Selling a product, course, or service can begin the moment you add someone to your email list. The welcome series might include a special offer or an invitation. The product doesn't even need to be your own. A food newsletter, for example, could share a list of favorite kitchen gadgets that have affiliate links for Amazon or Le Creuset.

Next, new subscribers can add to the value of newsletter sponsorships. If you sell your newsletter sponsorship based on a flat rate, you can increase that rate based on having new subscribers. Or if you sell the newsletter sponsorship on a cost-per-thousand (CPM) impressions or cost-per-click (CPC) having more subscribers should also equate to more revenue. It is worth mentioning that you don't even have to sell these sponsorships yourself. I helped ConvertKit build a newsletter selling agency that places hundreds of thousands of dollars worth of sponsorships.

Finally, you can get paid to refer other newsletters. This is the flip side of the Sparkloop Partner Network mentioned above. When a new subscriber signs up for your newsletter, you can give them the option to sign up for other newsletters that you recommend.

An example of a small newsletter that has generated $162.40 in revenue in a couple of weeks using the Sparkloop Partner Network.

In each of these examples, you are earning money incrementally as you add new subscribers to your newsletter list.

Optimize for Growth

So let's do a little math. Imagine you are paying $1.50 for new subscribers via the Sparkloop Partner Network or maybe you are getting new subscribers for $1.50 each from ads on Reddit. In either case, you can consistently get new subscribers for $1.50 each.

Next, let's say that you are monetizing those new subscribers so that on average you generate $3.00 for every new subscriber. Get ten new subscribers and you can expect $30.00 in revenue. And remember you don't need all ten to generate $3.00 each, it is just fine if one in ten new subscribers buys an online course for $30.00. What matters is that the revenue is consistent and reliable.

Finally, take some portion of the profit, let's say 80 percent and invest it in more advertising.

So in month one, you spend $600 to get 400 new subscribers at $1.50 each. Because you generate about $3.00 for every new subscriber, you enjoy $1,200.00 in revenue.

In month two, you invest $960.00 into advertising and recoup $240.00 of our original $600 investment. Your $960.00 worth of advertising earns your newsletter 640 new subscribers, generating $1,920.00 in revenue.

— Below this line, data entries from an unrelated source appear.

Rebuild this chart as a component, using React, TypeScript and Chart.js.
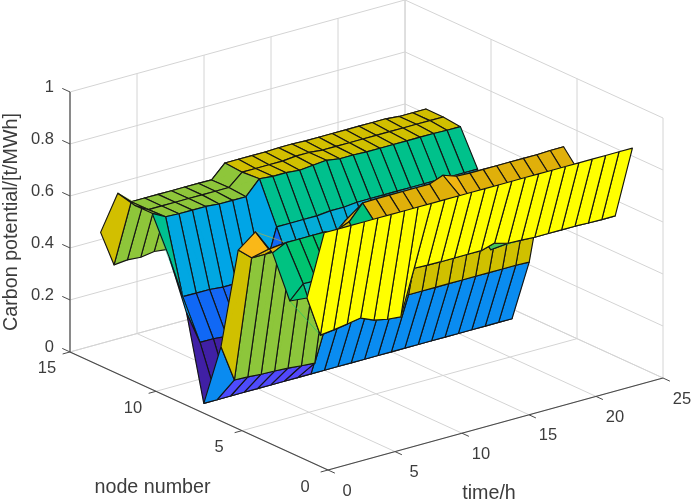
import React, { useEffect, useRef } from "react";
import { Chart, registerables } from "chart.js";

Chart.register(...registerables);

const times = [1,2,3,4,5,6,7,8,9,10,11,12,13,14,15,16,17,18,19,20,21,22,23,24];
const nodes = [1,2,3,4,5,6,7,8,9,10,11,12,13,14];

const node1 = [.868,.868,.868,.868,.868,.868,.868,.868,.868,.868,.868,.868,.868,.868,.868,.868,.868,.868,.868,.868,.868,.868,.868,.868];
const node2 = [.587,.43,.436,.444,.453,.431,.42,.415,.588,.586,.585,.585,.585,.585,.6,.585,.583,.58,.58,.58,.58,.578,.577,.577];
const node3 = [.545,.597,.595,.595,.595,.595,.595,.595,.62,.62,.62,.62,.62,.62,.62,.53,.62,.62,.62,.62,.62,.62,.62,.62];
const node4 = [.70,.725,.725,.725,.725,.70,.65,.56,.675,.675,.675,.675,.675,.675,.72,.675,.675,.675,.675,.675,.675,.675,.675,.675];
const node5 = [.75,.67,.67,.67,.67,.67,.67,.69,.748,.75,.75,.75,.75,.75,.77,.752,.75,.75,.75,.75,.75,.75,.752,.752];
const node6 = [.65,.606,.606,.605,.605,.604,.604,.604,.65,.65,.65,.65,.65,.65,.65,.65,.65,.65,.65,.65,.65,.65,.65,.65];
const node7 = [.248,.106,.104,.10,.098,.095,.09,.086,.25,.25,.25,.25,.25,.25,.25,.25,.25,.25,.25,.25,.25,.25,.25,.248];
const node8 = [0,0,0,0,0,0,0,0,0,0,0,0,0,0,0,0,0,0,0,0,0,0,0,0];
const node9 = [.317,.19,.19,.185,.18,.18,.185,.19,.35,.35,.35,.35,.35,.35,.35,.35,.35,.35,.35,.35,.35,.35,.35,.35];
const node10 = [.5,.336,.335,.335,.33,.33,.33,.33,.505,.505,.505,.505,.51,.51,.515,.515,.515,.515,.515,.515,.515,.515,.515,.515];
const node11 = [.64,.613,.61,.61,.61,.605,.605,.605,.66,.655,.655,.65,.655,.66,.652,.652,.65,.65,.65,.65,.65,.65,.648,.648];
const node12 = [.64,.61,.61,.61,.61,.61,.61,.61,.655,.655,.655,.655,.66,.66,.655,.655,.655,.655,.655,.655,.655,.655,.655,.655];
const node13 = [.657,.61,.61,.61,.61,.61,.61,.609,.66,.66,.66,.66,.662,.662,.66,.66,.66,.66,.66,.66,.66,.655,.655,.655];
const node14 = [.476,.337,.342,.338,.346,.34,.34,.34,.34,.34,.34,.34,.34,.34,.34,.34,.34,.34,.34,.34,.34,.34,.34,.34];
const surface = [node1,node2,node3,node4,node5,node6,node7,node8,node9,node10,node11,node12,node13,node14];

const timeTicks = [0,5,10,15,20,25];
const nodeTicks = [0,5,10,15];
const zTicks = [0,0.2,0.4,0.6,0.8,1];
const zTickLabels = ["0","0.2","0.4","0.6","0.8","1"];

const colorStops: [number, number[]][] = [
  [0, [64,32,165]],
  [0.09, [84,72,250]],
  [0.12, [70,80,255]],
  [0.19, [16,104,245]],
  [0.25, [10,140,240]],
  [0.33, [0,165,230]],
  [0.42, [16,198,165]],
  [0.5, [0,192,144]],
  [0.597, [0,196,112]],
  [0.603, [140,198,60]],
  [0.64, [150,198,50]],
  [0.648, [208,192,0]],
  [0.665, [212,190,0]],
  [0.675, [224,176,10]],
  [0.75, [250,184,24]],
  [0.868, [255,255,0]],
];

function colorOf(z: number) {
  for (let i = 1; i < colorStops.length; i++) {
    const [z1, c1] = colorStops[i];
    const [z0, c0] = colorStops[i - 1];
    if (z <= z1) {
      const f = (z - z0) / (z1 - z0);
      return `rgb(${c0.map((c, k) => Math.round(c + (c1[k] - c) * f)).join(",")})`;
    }
  }
  return "rgb(255,255,0)";
}

function project(t: number, n: number, z: number) {
  return {
    x: 328 + 13.4 * t - 17.2 * n,
    y: 470 - 3.68 * t - 7.87 * n - 260 * z,
  };
}

function segment(a: number[], b: number[], color: string, width: number) {
  return {
    data: [project(a[0], a[1], a[2]), project(b[0], b[1], b[2])],
    borderColor: color,
    borderWidth: width,
    showLine: true,
    pointRadius: 0,
    fill: false,
  };
}

function buildDatasets() {
  const sets: any[] = [];
  for (let i = 0; i < nodes.length - 1; i++) {
    for (let j = 0; j < times.length - 1; j++) {
      const n0 = nodes[i], n1 = nodes[i + 1], t0 = times[j], t1 = times[j + 1];
      const A = project(t0, n0, surface[i][j]);
      const B = project(t1, n0, surface[i][j + 1]);
      const C = project(t1, n1, surface[i + 1][j + 1]);
      const D = project(t0, n1, surface[i + 1][j]);
      // first in the list is painted last: edges go over their own face
      sets.push({
        data: [A, B, C, D, A],
        showLine: true,
        pointRadius: 0,
        fill: false,
        borderColor: "#141414",
        borderWidth: 1.15,
        borderJoinStyle: "round",
        tension: 0,
      });
      // a face is two triangles that share the B-D diagonal
      sets.push({
        data: [A, B, D, B, C, D, A],
        showLine: true,
        pointRadius: 0,
        fill: "shape",
        backgroundColor: colorOf(surface[i][j]),
        borderColor: colorOf(surface[i][j]),
        borderWidth: 0.3,
        tension: 0,
      });
    }
  }
  const axis = "#4a4a4a";
  const tMax = 25, nMax = 15;
  sets.push(segment([0, nMax, 0], [0, nMax, 1], axis, 1.2));
  sets.push(segment([0, 0, 0], [0, nMax, 0], axis, 1.2));
  sets.push(segment([0, 0, 0], [tMax, 0, 0], axis, 1.2));
  zTicks.forEach((z) => sets.push(segment([0, nMax, z], [0, nMax + 0.45, z], axis, 1)));
  nodeTicks.forEach((n) => sets.push(segment([0, n, 0], [-0.55, n, 0], axis, 1)));
  timeTicks.forEach((t) => sets.push(segment([t, 0, 0], [t, -0.4, 0], axis, 1)));
  const grid = "#d4d4d4";
  timeTicks.forEach((t) => {
    sets.push(segment([t, 0, 0], [t, nMax, 0], grid, 1));
    sets.push(segment([t, nMax, 0], [t, nMax, 1], grid, 1));
  });
  nodeTicks.forEach((n) => {
    sets.push(segment([0, n, 0], [tMax, n, 0], grid, 1));
    sets.push(segment([tMax, n, 0], [tMax, n, 1], grid, 1));
  });
  zTicks.forEach((z) => {
    sets.push(segment([0, nMax, z], [tMax, nMax, z], grid, 1));
    sets.push(segment([tMax, nMax, z], [tMax, 0, z], grid, 1));
  });
  return sets;
}

const labelsPlugin = {
  id: "axisText",
  afterDraw(chart: any) {
    const { ctx, scales } = chart;
    const put = (text: string, p: { x: number; y: number }, dx: number, dy: number, align: CanvasTextAlign) => {
      ctx.textAlign = align;
      ctx.fillText(text, scales.x.getPixelForValue(p.x) + dx, scales.y.getPixelForValue(p.y) + dy);
    };
    ctx.save();
    ctx.fillStyle = "#3c3c3c";
    ctx.textBaseline = "middle";
    ctx.font = '16.5px "Liberation Sans", Arial, sans-serif';
    zTicks.forEach((z, i) => put(zTickLabels[i], project(0, 15, z), -16, -4, "right"));
    nodeTicks.forEach((n) => put(String(n), project(0, n, 0), -23, 17, "center"));
    timeTicks.forEach((t) => put(String(t), project(t, 0, 0), 19, 21, "center"));
    ctx.font = '19.7px "Liberation Sans", Arial, sans-serif';
    ctx.textAlign = "center";
    ctx.fillText("node number", scales.x.getPixelForValue(152.5), scales.y.getPixelForValue(487.5));
    ctx.fillText("time/h", scales.x.getPixelForValue(489), scales.y.getPixelForValue(494));
    ctx.translate(scales.x.getPixelForValue(12), scales.y.getPixelForValue(222));
    ctx.rotate(-Math.PI / 2);
    ctx.fillText("Carbon potential/[t/MWh]", 0, 0);
    ctx.restore();
  },
};

export default function App() {
  const ref = useRef<HTMLCanvasElement>(null);
  useEffect(() => {
    const chart = new Chart(ref.current as HTMLCanvasElement, {
      type: "scatter",
      data: { datasets: buildDatasets() },
      options: {
        animation: false,
        responsive: false,
        devicePixelRatio: 1,
        events: [],
        layout: { padding: 0 },
        plugins: { legend: { display: false }, tooltip: { enabled: false } },
        scales: {
          x: { type: "linear", min: 0, max: 699, display: false },
          y: { type: "linear", min: 0, max: 504, reverse: true, display: false },
        },
      },
      plugins: [labelsPlugin],
    } as any);
    return () => chart.destroy();
  }, []);
  return (
    <div style={{ position: "absolute", left: 0, top: 0, width: 699, height: 504, background: "#fff", overflow: "hidden" }}>
      <canvas ref={ref} width={699} height={504} style={{ display: "block", filter: "blur(0.45px)" }} />
    </div>
  );
}
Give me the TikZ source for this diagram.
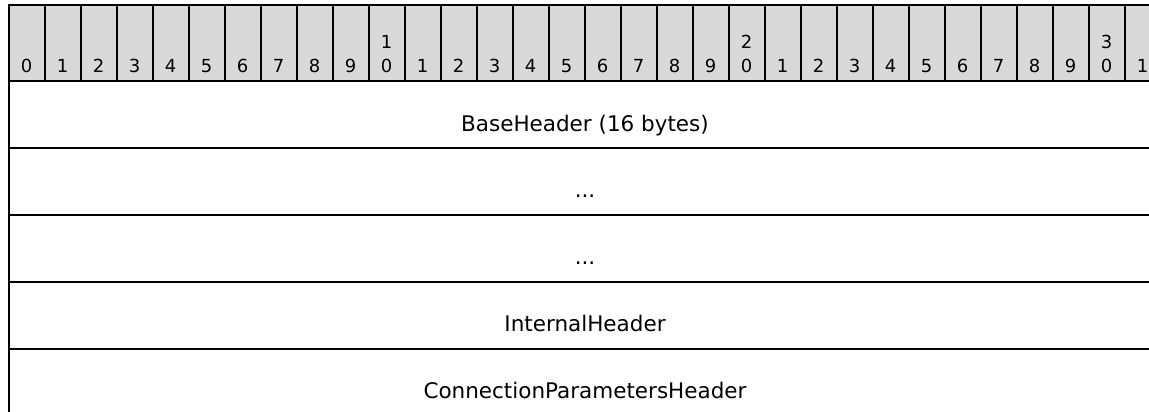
\documentclass[tikz,border=0pt]{standalone}
\usepackage{fontspec}
\setmainfont{DejaVu Sans}
\definecolor{hdrgray}{HTML}{D9D9D9}
\begin{document}
\begin{tikzpicture}[x=1pt,y=-1pt,
  digit/.style={font=\fontsize{18}{21}\selectfont, anchor=base, inner sep=0pt},
  rowlabel/.style={font=\fontsize{21.5}{25}\selectfont, anchor=base, inner sep=0pt},
  colline/.style={line width=2pt, black},
  rowline/.style={line width=2.7pt, black},
  border/.style={line width=2pt, black}]
\useasboundingbox (0,0) rectangle (1149,412);
\begin{scope}
\clip (0,0) rectangle (1149,412);
% header background
\fill[hdrgray] (9,5) rectangle (1161,81);
% column separators in header
\foreach \i in {1,...,31} \draw[colline] ({9+36*\i},5) -- ({9+36*\i},81);
% outer borders
\draw[border] (8,5) -- (1161,5);
\draw[border] (9,4) -- (9,412);
% row separators
\foreach \y in {81,148,215,282,349} \draw[rowline] (8,\y) -- (1161,\y);
% bit numbers
\foreach \i in {0,...,31} {
  \pgfmathtruncatemacro{\last}{mod(\i,10)}
  \node[digit] (d\i) at ({26.5+36*\i},73) {\last};
}
\node[digit] (t10) at ({26.5+36*10},49) {1};
\node[digit] (t20) at ({26.5+36*20},49) {2};
\node[digit] (t30) at ({26.5+36*30},49) {3};
% row labels
\node[rowlabel] (r1) at (585,131) {BaseHeader (16 bytes)};
\node[rowlabel] (r2) at (585,197) {...};
\node[rowlabel] (r3) at (585,264) {...};
\node[rowlabel] (r4) at (585,331) {InternalHeader};
\node[rowlabel] (r5) at (585,398) {ConnectionParametersHeader};
\end{scope}
\end{tikzpicture}
\end{document}
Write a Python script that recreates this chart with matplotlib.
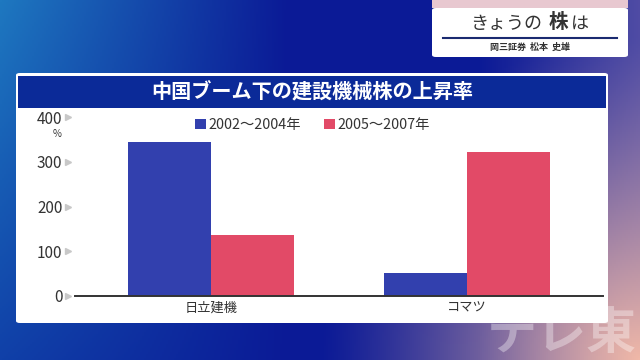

In month three, you invest $1,536.00 and pocket $384.00 which more than covers your original advertising investment, you are cash flow positive. The new ad investment generates 1,024 new subscribers.

So in three months, you have added 2,064 newsletter subscribers and turned a profit. You have a newsletter growth engine that will keep adding to your audience and keep money flowing so long as you keep providing real value to your subscribers.

Month Ad Investment New Subscribers Revenue from Subscribers Revenue taken
1 $600 400 $1,200 $240
2 $960 640 $1,920 $384
3 $1,536 1,024 $3,072 $614
4 $2,458 1,638 $4,915 $983
5 $3,932 2,621 $7,864 $1,573
6 $6,291 4,194 $12,583 $2,517

If you could keep this cycle up for six months, the numbers start to become nearly unbelievable with 4,194 new subscribers in a single month and a net profit of $2,517.00. If things go on like this for a year, the newsletter would have garnered 186,983 new subscribers and made a profit of more than $112,000.000.

Now that is a virtuous cycle of newsletter growth.

Link Disclosure: This article includes an affiliate link to Sparkloop. The fact that Sparkloop has a paid link program did not influence the editoral, but YMH is using the link as a way to generate revenue. We thought you should know.